Recorde-se que, no passado, cabia ás gerações anteriores ensinar a educar e, o processo fazia-se com base na tentativa e erro, os irmãos ajudavam, os primos brincavam entre si e, as relações de vizinhança facilitavam o processo num ambiente familiar de salutar convívio e aprendizagem.
Nos nossos dias, a pressão das creches e escolas, as críticas de vizinhos e familiares que desejam o ser quase perfeito não deixam margem para o erro, para a aprendizagem saudável. A criança tem de cumprir as etapas na idade devida e não de acordo com o seu desenvolvimento e potencialidades, sob pena de rapidamente “ser posta de lado”, mesmo pelos profissionais de ensino.
As crianças brincam com outras “compatíveis”, não podendo quase contactar com vizinhos e familiares, andam de carro, não brincam na rua, têm de assumir comportamentos correctos nas escolas, o que dá lugar a uma idealização complexa do ser humano e que nos afasta daquilo que só se aprende através das próprias conquistas.

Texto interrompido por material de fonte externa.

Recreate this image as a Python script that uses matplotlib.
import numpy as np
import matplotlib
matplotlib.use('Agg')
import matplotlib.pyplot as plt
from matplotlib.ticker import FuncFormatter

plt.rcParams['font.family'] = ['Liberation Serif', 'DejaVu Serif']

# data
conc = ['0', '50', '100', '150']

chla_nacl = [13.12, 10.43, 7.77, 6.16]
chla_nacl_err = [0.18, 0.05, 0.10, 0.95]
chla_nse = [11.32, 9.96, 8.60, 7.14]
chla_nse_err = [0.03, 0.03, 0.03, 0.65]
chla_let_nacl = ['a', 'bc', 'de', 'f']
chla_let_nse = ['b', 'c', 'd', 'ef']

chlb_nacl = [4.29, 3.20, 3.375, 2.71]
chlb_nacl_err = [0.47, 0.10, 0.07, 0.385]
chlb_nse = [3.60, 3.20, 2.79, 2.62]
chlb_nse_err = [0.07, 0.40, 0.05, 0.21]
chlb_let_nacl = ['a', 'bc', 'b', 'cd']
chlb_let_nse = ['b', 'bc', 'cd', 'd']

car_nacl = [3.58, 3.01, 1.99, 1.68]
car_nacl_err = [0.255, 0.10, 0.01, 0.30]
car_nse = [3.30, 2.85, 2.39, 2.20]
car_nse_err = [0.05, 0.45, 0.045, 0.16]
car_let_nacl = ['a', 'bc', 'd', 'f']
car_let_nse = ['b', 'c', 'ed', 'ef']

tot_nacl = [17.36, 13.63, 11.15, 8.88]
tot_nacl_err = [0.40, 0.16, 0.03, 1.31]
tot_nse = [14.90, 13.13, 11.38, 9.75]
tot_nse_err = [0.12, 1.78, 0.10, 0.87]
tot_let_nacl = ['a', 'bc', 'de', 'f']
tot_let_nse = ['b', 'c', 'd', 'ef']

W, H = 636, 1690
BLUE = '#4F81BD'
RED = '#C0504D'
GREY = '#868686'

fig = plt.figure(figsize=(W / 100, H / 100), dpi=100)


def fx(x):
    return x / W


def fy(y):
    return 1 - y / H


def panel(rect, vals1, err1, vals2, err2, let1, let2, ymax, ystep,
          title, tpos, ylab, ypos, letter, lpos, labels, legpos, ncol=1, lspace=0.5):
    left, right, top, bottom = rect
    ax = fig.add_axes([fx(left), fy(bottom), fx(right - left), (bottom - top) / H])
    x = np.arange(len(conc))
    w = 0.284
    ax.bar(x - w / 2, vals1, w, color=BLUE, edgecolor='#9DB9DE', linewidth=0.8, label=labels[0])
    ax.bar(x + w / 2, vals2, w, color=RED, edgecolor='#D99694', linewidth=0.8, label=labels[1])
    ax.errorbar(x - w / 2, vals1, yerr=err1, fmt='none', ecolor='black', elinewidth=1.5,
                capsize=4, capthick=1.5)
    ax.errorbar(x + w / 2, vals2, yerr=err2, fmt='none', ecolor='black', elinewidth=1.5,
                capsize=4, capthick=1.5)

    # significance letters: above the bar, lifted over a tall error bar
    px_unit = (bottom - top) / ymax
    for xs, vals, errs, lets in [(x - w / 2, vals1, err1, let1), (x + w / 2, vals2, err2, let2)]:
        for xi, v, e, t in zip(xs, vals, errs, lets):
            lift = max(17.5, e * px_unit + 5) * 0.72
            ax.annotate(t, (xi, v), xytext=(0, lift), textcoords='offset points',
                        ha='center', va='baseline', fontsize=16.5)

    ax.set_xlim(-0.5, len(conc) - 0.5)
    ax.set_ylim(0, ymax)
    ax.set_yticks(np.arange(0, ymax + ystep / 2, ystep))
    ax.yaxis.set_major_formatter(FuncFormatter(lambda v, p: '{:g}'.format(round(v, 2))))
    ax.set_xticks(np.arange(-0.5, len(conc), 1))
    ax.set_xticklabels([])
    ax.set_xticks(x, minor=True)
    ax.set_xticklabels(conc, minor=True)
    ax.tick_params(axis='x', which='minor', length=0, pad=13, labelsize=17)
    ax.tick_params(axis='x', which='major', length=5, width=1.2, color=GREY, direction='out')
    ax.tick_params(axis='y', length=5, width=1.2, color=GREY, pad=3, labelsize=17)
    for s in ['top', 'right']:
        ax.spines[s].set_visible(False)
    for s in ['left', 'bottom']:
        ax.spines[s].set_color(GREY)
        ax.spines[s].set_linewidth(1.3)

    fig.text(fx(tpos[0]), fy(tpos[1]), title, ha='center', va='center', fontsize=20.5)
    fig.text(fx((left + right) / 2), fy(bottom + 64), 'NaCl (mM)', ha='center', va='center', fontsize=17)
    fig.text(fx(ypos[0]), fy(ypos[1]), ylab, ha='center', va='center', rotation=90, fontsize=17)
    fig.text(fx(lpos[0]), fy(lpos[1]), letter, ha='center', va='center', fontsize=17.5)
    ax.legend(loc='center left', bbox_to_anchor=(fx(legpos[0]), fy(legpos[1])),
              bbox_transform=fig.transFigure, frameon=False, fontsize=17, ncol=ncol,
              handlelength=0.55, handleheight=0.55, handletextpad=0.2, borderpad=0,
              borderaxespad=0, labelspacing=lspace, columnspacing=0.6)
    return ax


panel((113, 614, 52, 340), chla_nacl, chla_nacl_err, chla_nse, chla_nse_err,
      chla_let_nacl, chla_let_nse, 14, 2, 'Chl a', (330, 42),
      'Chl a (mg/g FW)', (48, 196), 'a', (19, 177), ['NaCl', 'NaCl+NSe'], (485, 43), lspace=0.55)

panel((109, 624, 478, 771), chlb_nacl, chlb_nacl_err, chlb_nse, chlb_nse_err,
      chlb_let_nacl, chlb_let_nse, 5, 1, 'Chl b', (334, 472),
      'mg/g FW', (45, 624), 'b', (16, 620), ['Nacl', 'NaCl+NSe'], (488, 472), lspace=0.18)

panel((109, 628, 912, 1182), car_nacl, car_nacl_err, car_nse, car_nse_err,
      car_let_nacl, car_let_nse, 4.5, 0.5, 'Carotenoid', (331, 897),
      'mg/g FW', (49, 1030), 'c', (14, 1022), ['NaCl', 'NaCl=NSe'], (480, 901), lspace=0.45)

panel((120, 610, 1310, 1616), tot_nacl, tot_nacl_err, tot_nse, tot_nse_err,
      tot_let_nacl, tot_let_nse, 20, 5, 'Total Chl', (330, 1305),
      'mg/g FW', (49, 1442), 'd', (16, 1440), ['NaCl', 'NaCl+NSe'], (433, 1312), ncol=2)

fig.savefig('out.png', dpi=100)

Quer isto dizer que, para além das razões financeiras, um primeiro filho já é difícil acontecer e, ainda mais um segundo devido ao medo de falhar; de não ser capaz de conciliar duas crianças, de educar respeitando as diferenças de dois seres oriundos de um mesmo casal, a que se acrescenta o factor idade.
Sem querer assumir-se como “profeta da desgraça”, Mário Cordeiro lembra que o preço a pagar pode ser mais elevado do que se pensa. “Temos a obrigação de exigir políticas concertadas, maior atenção à infância e uma perspectiva desta não apenas na actualidade e no presente, mas projectando-a no futuro. Foi o que fizeram os países mais evoluídos, como os nórdicos, na sequência da II Grande Guerra e da fragmentação do tecido social que esta causou.”
Pensar hoje no que poderá ser o filho único, evita reproduzir os erros de outras culturas e melhorar a forma como se assume a parentalidade. Não havendo possibilidade de ter um segundo filho, deve-se acautelar os perigos de educar uma criança com base em moldes negativos que só a vão expor ao sofrimento mais tarde.